День Литературы, 2005 № 12 (112) | страница 42



Леонид Ханбеков ЛИРИЧЕСКИЙ МЯТЕЖ (О судьбе и поэзии Юрия КЛЮЧНИКОВА К 75-летию)



Сколько ни живи на свете, все будешь открывать неведомое тебе ранее — яркое, солнечное или горькое, трагичное; пропитанное озоном жизнелюбия, восторга или подкожным холодком тревоги, опаски; светоносным ощущением бесконечной, неисчерпаемой радости от самого бытия или парализующей волю горечи обманов, серости безразличия, пустыни разочарований…


Ничего не зная о судьбе сибиряка Юрия Ключникова, я отмечал в его стихах, изредка попадавшихся в периодике, потаенную радость жизни, стиль характера, защитную броню скепсиса. Откладывал публикации в надежде однажды вернуться к ним, перечесть, поразмышлять. Вдвойне интересно: ведь сам из тех мест, давненько, правда…


И вот судьба повернулась так, что в руках у меня оказалась солидная книга его лирики ("Стихия души", 2005), яркая, солнечная книжка "Поэт и фея", эзотерическая сказка о странствиях души в мирах видимых, а также и невидимых, а главное — солидный том "Белый остров" — избранные стихи и поэмы, эссе и исследования ("Мистический Пушкин", "Георгий Жуков", "Есенин сегодня и завтра", "Серафим Саровский").
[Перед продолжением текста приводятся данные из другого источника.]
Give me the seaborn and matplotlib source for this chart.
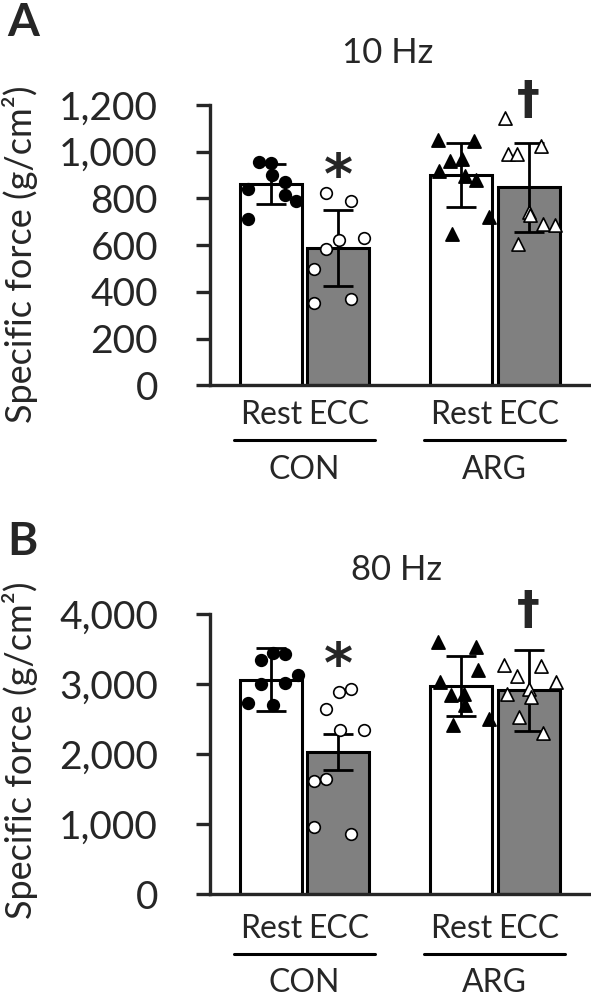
import matplotlib
matplotlib.use("Agg")
import matplotlib.pyplot as plt
import pandas as pd
import seaborn as sns

groups = ["CON", "ARG"]
conditions = ["Rest", "ECC"]
bar_keys = [("CON", "Rest"), ("CON", "ECC"), ("ARG", "Rest"), ("ARG", "ECC")]

# bar means and SD (order follows bar_keys)
mean_10hz = [862, 588, 900, 848]
sd_10hz = [86, 164, 136, 190]
mean_80hz = [3069, 2032, 2975, 2912]
sd_80hz = [445, 262, 430, 576]

# individual animals, 10 Hz
con_rest_10 = [957, 950, 900, 872, 839, 815, 787, 712]
con_ecc_10 = [825, 787, 623, 630, 584, 497, 352, 369]
arg_rest_10 = [1050, 1047, 962, 968, 918, 896, 879, 722, 648]
arg_ecc_10 = [1143, 990, 990, 1026, 744, 730, 691, 687, 606]
# horizontal scatter of each point inside its bar (as seen in the figure)
con_rest_10_dx = [-0.06, 0.0, 0.007, 0.072, -0.121, 0.075, 0.133, -0.121]
con_ecc_10_dx = [-0.065, 0.067, 0.002, 0.133, -0.065, -0.13, -0.13, 0.067]
arg_rest_10_dx = [-0.123, 0.07, -0.058, 0.005, -0.114, 0.018, 0.079, 0.149, -0.047]
arg_ecc_10_dx = [-0.126, -0.109, -0.061, 0.067, 0.002, 0.009, 0.075, 0.137, -0.056]

# individual animals, 80 Hz
con_rest_80 = [3341, 3451, 3427, 3137, 3008, 3018, 2732, 2698]
con_ecc_80 = [2889, 2937, 2651, 2341, 2351, 1626, 1641, 960, 865]
arg_rest_80 = [3604, 3532, 3208, 3032, 2851, 2865, 2698, 2412, 2498]
arg_ecc_80 = [3280, 3118, 3255, 3032, 2865, 2937, 2818, 2532, 2308]
con_rest_80_dx = [-0.051, 0.011, 0.072, 0.142, -0.051, 0.075, -0.121, 0.011]
con_ecc_80_dx = [0.002, 0.067, -0.065, 0.007, 0.133, -0.13, -0.065, -0.13, 0.067]
arg_rest_80_dx = [-0.119, 0.079, 0.088, -0.109, -0.053, 0.014, 0.021, -0.044, 0.149]
arg_ecc_80_dx = [-0.13, -0.06, 0.067, 0.142, -0.116, 0.002, 0.011, -0.051, 0.077]

sns.set_style("ticks")
plt.rcParams["font.family"] = ["Lato", "DejaVu Sans"]
plt.rcParams["axes.linewidth"] = 2.4

BAR_W = 0.71
point_style = {
    ("CON", "Rest"): ("o", "black", 70),
    ("CON", "ECC"): ("o", "white", 70),
    ("ARG", "Rest"): ("^", "black", 90),
    ("ARG", "ECC"): ("^", "white", 90),
}


def bar_x(group, cond):
    return groups.index(group) + (conditions.index(cond) - 0.5) * BAR_W / 2


def draw_panel(ax, means, sds, pts, offsets, ymax, ystep, star_y, dagger_y,
               xpad, line_y, name_y):
    df_bar = pd.DataFrame({
        "group": [g for g, c in bar_keys],
        "condition": [c for g, c in bar_keys],
        "force": means,
    })
    sns.barplot(data=df_bar, x="group", y="force", hue="condition",
                order=groups, hue_order=conditions,
                palette={"Rest": "white", "ECC": "#808080"},
                width=BAR_W, gap=0.08, edgecolor="black", linewidth=2.2,
                errorbar=None, legend=False, ax=ax)

    xs = [bar_x(g, c) for g, c in bar_keys]
    ax.errorbar(xs, means, yerr=sds, fmt="none", ecolor="black",
                elinewidth=2.0, capsize=11, capthick=2.0, zorder=3)

    for key, vals, dx in zip(bar_keys, pts, offsets):
        m, fc, s = point_style[key]
        x0 = bar_x(*key)
        sns.scatterplot(x=[x0 + d for d in dx], y=vals, marker=m, color=fc,
                        edgecolor="black", linewidth=1.2, s=s, ax=ax,
                        zorder=4, legend=False)

    # significance marks: * vs Rest, † vs CON
    ax.text(bar_x("CON", "ECC"), star_y, "*", ha="center", va="baseline",
            fontsize=40, fontweight="bold", family="DejaVu Sans",
            clip_on=False)
    ax.text(bar_x("ARG", "ECC"), dagger_y, "†", ha="center", va="center",
            fontsize=33, fontweight="bold", family="DejaVu Sans",
            clip_on=False)

    ax.set_xlim(-0.5, 1.5)
    ax.set_ylim(0, ymax)
    ticks = list(range(0, ymax + 1, ystep))
    ax.set_yticks(ticks)
    ax.set_yticklabels([f"{t:,}" for t in ticks])
    ax.tick_params(axis="y", length=10, width=2.4, pad=27, labelsize=28)
    ax.set_xticks(xs)
    ax.set_xticklabels([c for g, c in bar_keys])
    ax.tick_params(axis="x", length=0, pad=xpad, labelsize=23)
    ax.set_xlabel("")
    ax.set_ylabel("")
    sns.despine(ax=ax)

    trans = ax.get_xaxis_transform()
    for gi, g in enumerate(groups):
        ax.plot([gi - 0.37, gi + 0.37], [line_y, line_y], color="black",
                lw=2.2, transform=trans, clip_on=False)
        ax.text(gi, name_y, g, ha="center", va="baseline", fontsize=23,
                transform=trans)


fig = plt.figure(figsize=(5.91, 9.97), dpi=100)
ax_a = fig.add_axes([0.3545, 0.6135, 0.6438, 0.2812])
ax_b = fig.add_axes([0.3545, 0.1030, 0.6438, 0.2808])

draw_panel(ax_a, mean_10hz, sd_10hz,
           [con_rest_10, con_ecc_10, arg_rest_10, arg_ecc_10],
           [con_rest_10_dx, con_ecc_10_dx, arg_rest_10_dx, arg_ecc_10_dx],
           1200, 200, star_y=823, dagger_y=1216,
           xpad=10.5, line_y=-0.196, name_y=-0.335)
draw_panel(ax_b, mean_80hz, sd_80hz,
           [con_rest_80, con_ecc_80, arg_rest_80, arg_ecc_80],
           [con_rest_80_dx, con_ecc_80_dx, arg_rest_80_dx, arg_ecc_80_dx],
           4000, 1000, star_y=3034, dagger_y=4034,
           xpad=14.5, line_y=-0.214, name_y=-0.35)

# panel letters, frequency titles, y labels
fig.text(0.012, 0.9639, "A", fontsize=33, fontweight="bold", va="baseline")
fig.text(0.012, 0.4433, "B", fontsize=33, fontweight="bold", va="baseline")
fig.text(0.6565, 0.9368, "10 Hz", fontsize=25, ha="center", va="baseline")
fig.text(0.6717, 0.4183, "80 Hz", fontsize=25, ha="center", va="baseline")
fig.text(0.034, 0.745, "Specific force (g/cm²)", fontsize=26, rotation=90,
         ha="center", va="center")
fig.text(0.034, 0.2477, "Specific force (g/cm²)", fontsize=26, rotation=90,
         ha="center", va="center")

fig.savefig("out.png", dpi=100)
Воистину, бывают странные сближенья…


Опыт постижения — таким подзаголовком снабдил свою новую книгу поэт-космист. Биография в стихах — это и о нем.


Лет тридцать он в поэзии. Пришел к ней уже с опытом пережитого. И может быть, поэтому никогда не считал поэзию для себя единственным, все заслоняющим и заменяющим занятием. Поэзия не вмещала да и не могла вместить той лавины знаний, которые есть "многия печали". Философия, эзотерика, космизм…


Учился в Москве, в Высшей партийной школе. В то время, когда Шопенгауэр, Ницше, Фрейд, Сартр, наши религиозные философы Булгаков, Ильин, Бердяев, Лосский были, мягко говоря, малодоступны, если не под запретом для обычных смертных, он имел к ним доступ и по-настоящему, что называется, облучился ими, их духовной свободой, их ненавистью к догматам марксистско-ленинской философии, к "диалектике" классового развития. Когда увлечение Рерихом, Блаватской, Агни Йогой звалось религиозным идеализмом, мистикой, он с единомышленниками решил строить на Алтае музей Рериха. Да, да, музей, в селе, где великий русский путешественник делал месячную остановку во время своей трансгималайской экспедиции. Мечтал сделать будущий музей полнокровной научной единицей — лабораторией, где изучались бы философия, мораль, этика, тонкие энергии… Ждал, если и не одобрения, то хотя бы понимания, сочувствия. Получил обвинение в религиозном идеализме. Два с лишним года сплошных обсуждений и проработок. Увольнение с работы, отлучение от издательских дел. И, разумеется, запрет на публикации.